With a steady barrage of hype a prodigal hero can attain all-powerful significance regardless of whether their return could happen today or a billion years from now. Kamandi The Last Boy On Earth no. 29 brings this dynamic to life in “The Legend,” a classic Jack Kirby opus that entwines morality, religion and post-apocalyptic neurosis to create an eccentric tribute to Superman.
Fresh from their military adventures with Captain Pypar, Kamandi and his mutant compadre Ben Boxer venture deeper into the tropical expanse formerly known as the Canadian borderland. There they discover a “lost tribe” of ape mutants who worship an entity that bears close resemblance to Superman. The apes refer to this idol as Mighty One. The being’s power hinges on one major feat involving a global cluster of volcanoes whose mass eruption helped kick off the apocalyptic Great Disaster. Legend has it the flying super powered Mighty One capped each of the volcanoes with boulders and in the process formed a new continent. The entire myth is re-told in a sequence designed to look as if it’s been carved on ancient stone tablets, Kirby’s way of emphasizing Superman’s status as a megalithic cultural influence.
It’s implied that Mighty One could’ve died during The Great Disaster. Nonetheless, the apes believe that his spirit is alive. They devise a series of Herculean challenges to test the worthiness of anyone who claims to have a soul possessed by the entity. Whoever wins the competition earns eternal respect from the tribe and the right to wear Mighty One’s costume—a sacred honor that only strengthens the egomania of the pompous ape-thug Zuma who swears that only he can be the new Mighty One.
Here’s where the Superman connection becomes undeniable—the costume looks exactly like The Man Of Steel’s outfit. It’s stored in an underground labyrinth engulfed in what appears to be a coal-seam fire. Before the contest ends Zuma steals the costume causing Superman fanatic Kamandi to make a reckless descent into the flames. Blasted by anxiety and horror, Kamandi becomes obsessed with getting the Super Suit back to its hiding place where he believes it must wait for its rightful owner’s return. Kirby presents this burst of anti-crime fervor as hero worship gone wild. The Last Boy On Earth appears on the verge of tears throughout the sequence exclaiming, “We can’t desert the Mighty One!… I know that somewhere he’s still alive… not even The Great Disaster could conquer him.”

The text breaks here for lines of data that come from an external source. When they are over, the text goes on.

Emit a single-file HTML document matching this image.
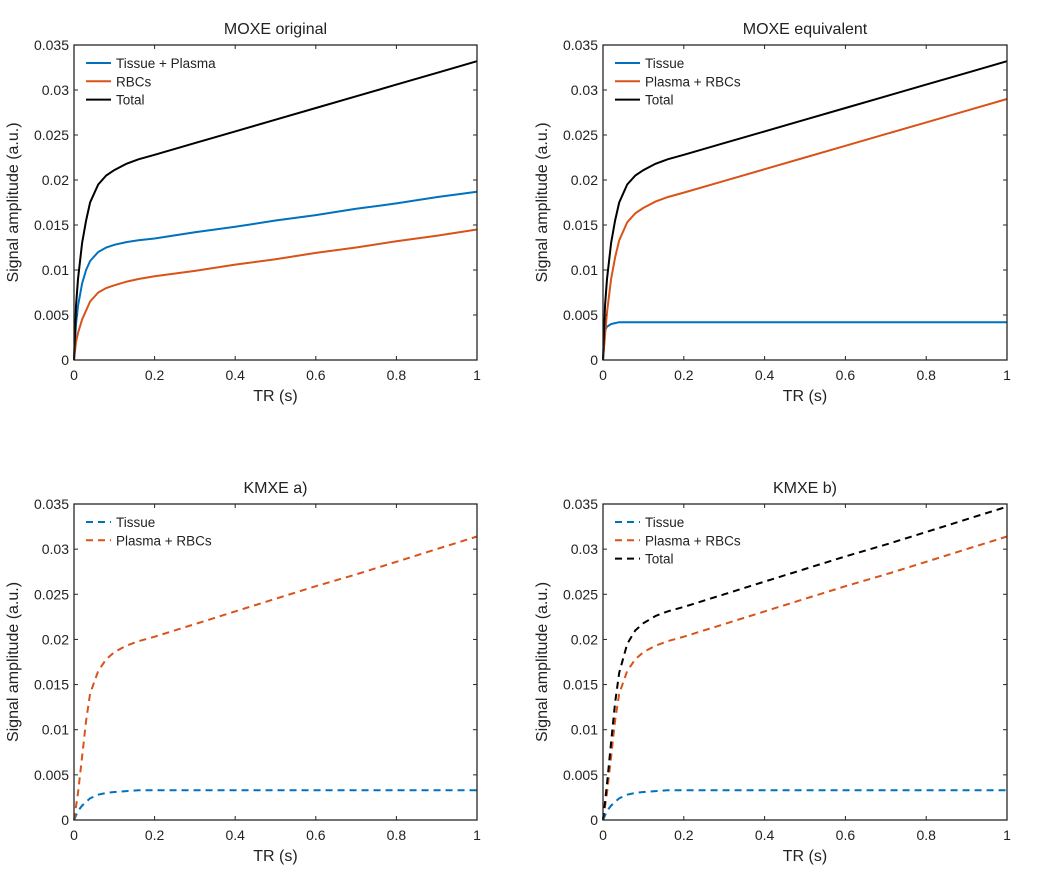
<!DOCTYPE html>
<html><head><meta charset="utf-8"><style>
body{margin:0;background:#fff;}
svg text{font-family:"Liberation Sans",Arial,sans-serif;fill:#222;}
</style></head><body>
<svg id="fig" width="1041" height="877" viewBox="0 0 1041 877" xmlns="http://www.w3.org/2000/svg"></svg>
<script>
const xs=[0,0.005,0.01,0.02,0.03,0.04,0.06,0.08,0.1,0.13,0.16,0.2,0.3,0.4,0.5,0.6,0.7,0.8,0.9,1.0];
const origTissuePlasma=[0,0.004,0.006,0.0085,0.01,0.011,0.012,0.0125,0.0128,0.0131,0.0133,0.0135,0.0142,0.0148,0.0155,0.0161,0.0168,0.0174,0.0181,0.0187];
const origRBC=[0,0.002,0.003,0.0045,0.0055,0.0065,0.0075,0.008,0.0083,0.0087,0.009,0.0093,0.0099,0.0106,0.0112,0.0119,0.0125,0.0132,0.0138,0.0145];
const origTotal=[0,0.006,0.009,0.013,0.0155,0.0175,0.0195,0.0205,0.0211,0.0218,0.0223,0.0228,0.0241,0.0254,0.0267,0.028,0.0293,0.0306,0.0319,0.0332];
const eqTissue=[0,0.0033,0.0037,0.004,0.0041,0.0042,0.0042,0.0042,0.0042,0.0042,0.0042,0.0042,0.0042,0.0042,0.0042,0.0042,0.0042,0.0042,0.0042,0.0042];
const eqPlasmaRBC=[0,0.0027,0.0053,0.009,0.0114,0.0133,0.0153,0.0163,0.0169,0.0176,0.0181,0.0186,0.0199,0.0212,0.0225,0.0238,0.0251,0.0264,0.0277,0.029];
const kmTissue=[0,0.0005,0.001,0.0016,0.002,0.0024,0.0028,0.003,0.0031,0.0032,0.0033,0.0033,0.0033,0.0033,0.0033,0.0033,0.0033,0.0033,0.0033,0.0033];
const kmPlasmaRBC=[0,0.0015,0.003,0.007,0.011,0.014,0.0165,0.0178,0.0186,0.0193,0.0198,0.0203,0.0217,0.0231,0.0245,0.0259,0.0272,0.0286,0.03,0.0314];
const kmTotal=[0,0.002,0.004,0.0086,0.013,0.0163,0.0195,0.021,0.0218,0.0226,0.0231,0.0236,0.025,0.0264,0.0278,0.0292,0.0305,0.0319,0.0333,0.0347];
const xTicks=[0,0.2,0.4,0.6,0.8,1];
const xTickLabels=["0","0.2","0.4","0.6","0.8","1"];
const yTicks=[0,0.005,0.01,0.015,0.02,0.025,0.03,0.035];
const yTickLabels=["0","0.005","0.01","0.015","0.02","0.025","0.03","0.035"];
const BLUE="#0072BD",RED="#D95319",BLK="#000";
const NS="http://www.w3.org/2000/svg";
const fig=document.getElementById('fig');
function el(tag,attrs,parent,text){const e=document.createElementNS(NS,tag);for(const k in attrs)e.setAttribute(k,attrs[k]);if(text!==undefined)e.textContent=text;(parent||fig).appendChild(e);return e;}
const panels=[
 {id:'moxe-original',title:'MOXE original',x0:74,x1:477,y0:45,y1:360,series:[[origTissuePlasma,BLUE,'Tissue + Plasma'],[origRBC,RED,'RBCs'],[origTotal,BLK,'Total']],dash:false},
 {id:'moxe-equivalent',title:'MOXE equivalent',x0:603,x1:1007,y0:45,y1:360,series:[[eqTissue,BLUE,'Tissue'],[eqPlasmaRBC,RED,'Plasma + RBCs'],[origTotal,BLK,'Total']],dash:false},
 {id:'kmxe-a',title:'KMXE a)',x0:74,x1:477,y0:504,y1:820,series:[[kmTissue,BLUE,'Tissue'],[kmPlasmaRBC,RED,'Plasma + RBCs']],dash:true},
 {id:'kmxe-b',title:'KMXE b)',x0:603,x1:1007,y0:504,y1:820,series:[[kmTissue,BLUE,'Tissue'],[kmPlasmaRBC,RED,'Plasma + RBCs'],[kmTotal,BLK,'Total']],dash:true}
];
panels.forEach(p=>{
 const g=el('g',{});
 
 
 const sx=v=>p.x0+(p.x1-p.x0)*v, sy=v=>p.y1-(p.y1-p.y0)*v/0.035;
 const t=el('text',{x:(p.x0+p.x1)/2,y:p.y0-11,'text-anchor':'middle','font-size':16},g,p.title);
 
 // series
 p.series.forEach((s,i)=>{
  const d=xs.map((x,j)=>(j?'L':'M')+sx(x).toFixed(1)+','+sy(s[0][j]).toFixed(1)).join('');
  const path=el('path',{d:d,fill:'none',stroke:s[1],'stroke-width':2,'stroke-dasharray':p.dash?'7,5':'none'},g);
  
  
 });
 // axes box
 const box=el('rect',{x:p.x0,y:p.y0,width:p.x1-p.x0,height:p.y1-p.y0,fill:'none',stroke:'#262626','stroke-width':1.3},g);
 
 xTicks.forEach((v,i)=>{
  const X=sx(v);
  el('line',{x1:X,x2:X,y1:p.y1,y2:p.y1-4,stroke:'#262626'},g);
  el('line',{x1:X,x2:X,y1:p.y0,y2:p.y0+4,stroke:'#262626'},g);
  const tl=el('text',{x:X,y:p.y1+20,'text-anchor':'middle','font-size':14},g,xTickLabels[i]);
  
 });
 yTicks.forEach((v,i)=>{
  const Y=sy(v);
  el('line',{x1:p.x0,x2:p.x0+4,y1:Y,y2:Y,stroke:'#262626'},g);
  el('line',{x1:p.x1,x2:p.x1-4,y1:Y,y2:Y,stroke:'#262626'},g);
  const tl=el('text',{x:p.x0-5,y:Y+5,'text-anchor':'end','font-size':14},g,yTickLabels[i]);
  
 });
 const xl=el('text',{x:(p.x0+p.x1)/2,y:p.y1+41,'text-anchor':'middle','font-size':16},g,'TR (s)');
 
 const cy=(p.y0+p.y1)/2, cx=p.x0-56;
 const yl=el('text',{x:cx,y:cy,'text-anchor':'middle','font-size':16,transform:`rotate(-90 ${cx} ${cy})`},g,'Signal amplitude (a.u.)');
 
 // legend
 p.series.forEach((s,i)=>{
  const Y=p.y0+18+i*18.3;
  const lg=el('g',{},g);
  
  
  el('line',{x1:p.x0+12,x2:p.x0+37,y1:Y,y2:Y,stroke:s[1],'stroke-width':2,'stroke-dasharray':p.dash?'7,5':'none'},lg);
  el('text',{x:p.x0+42,y:Y+5,'font-size':13.5},lg,s[2]);
 });
});
</script>
</body></html>
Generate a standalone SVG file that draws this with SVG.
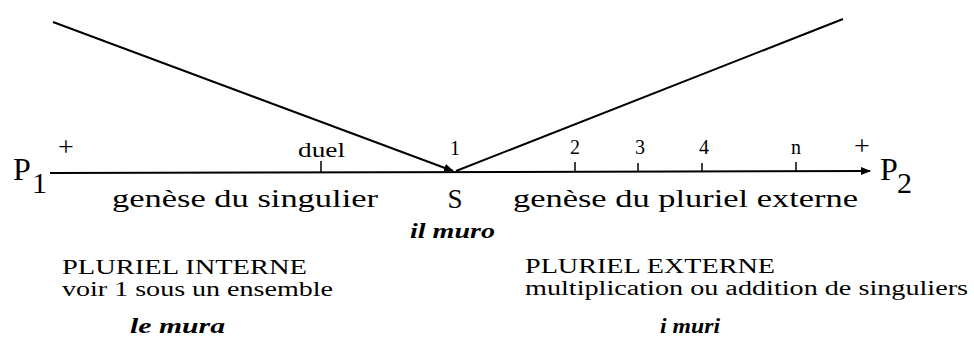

Zuma’s determination to become the new Mighty One transforms him into a villain controlled by hatred and jealousy. Kamandi’s respect for Mighty One leads him to great heights of bravery and loyalty. Sparks fly when a symbol of the heroic ideal falls into the wrong hands. “The Legend” encapsulates this chaos by exploring the best and worst consequences that can come from devout hero worship. To those who cherish Mighty One’s memory, Zuma’s selfish attempt to assume the super hero identity is just as shocking as a slimy demon claiming to be Jesus Christ. Zuma’s threats against Ben Boxer’s life, the ape man’s insane temper tantrums, and his childish refusal to admit defeat stand in stark contrast to Mighty One’s mythic benevolence. The villain’s actions represent a delusional hypocrisy that’s plagued organized religion for centuries.
Within the greater context of the Kamandi series, “The Legend” is a major moment that summarizes the hopelessness seeded by The Great Disaster. The day-to-day reality of a world built upon the dashed hopes of the past erodes self-confidence and fuels cynicism. It leaves the emotionally vulnerable stuck in a neurotic/hyper-defensive state. The cult of The Mighty One and their careful preservation of the entity’s sacred Super Suit are powerful reminders that hope and heroism can never die even as tragedy scars every last shred of existence.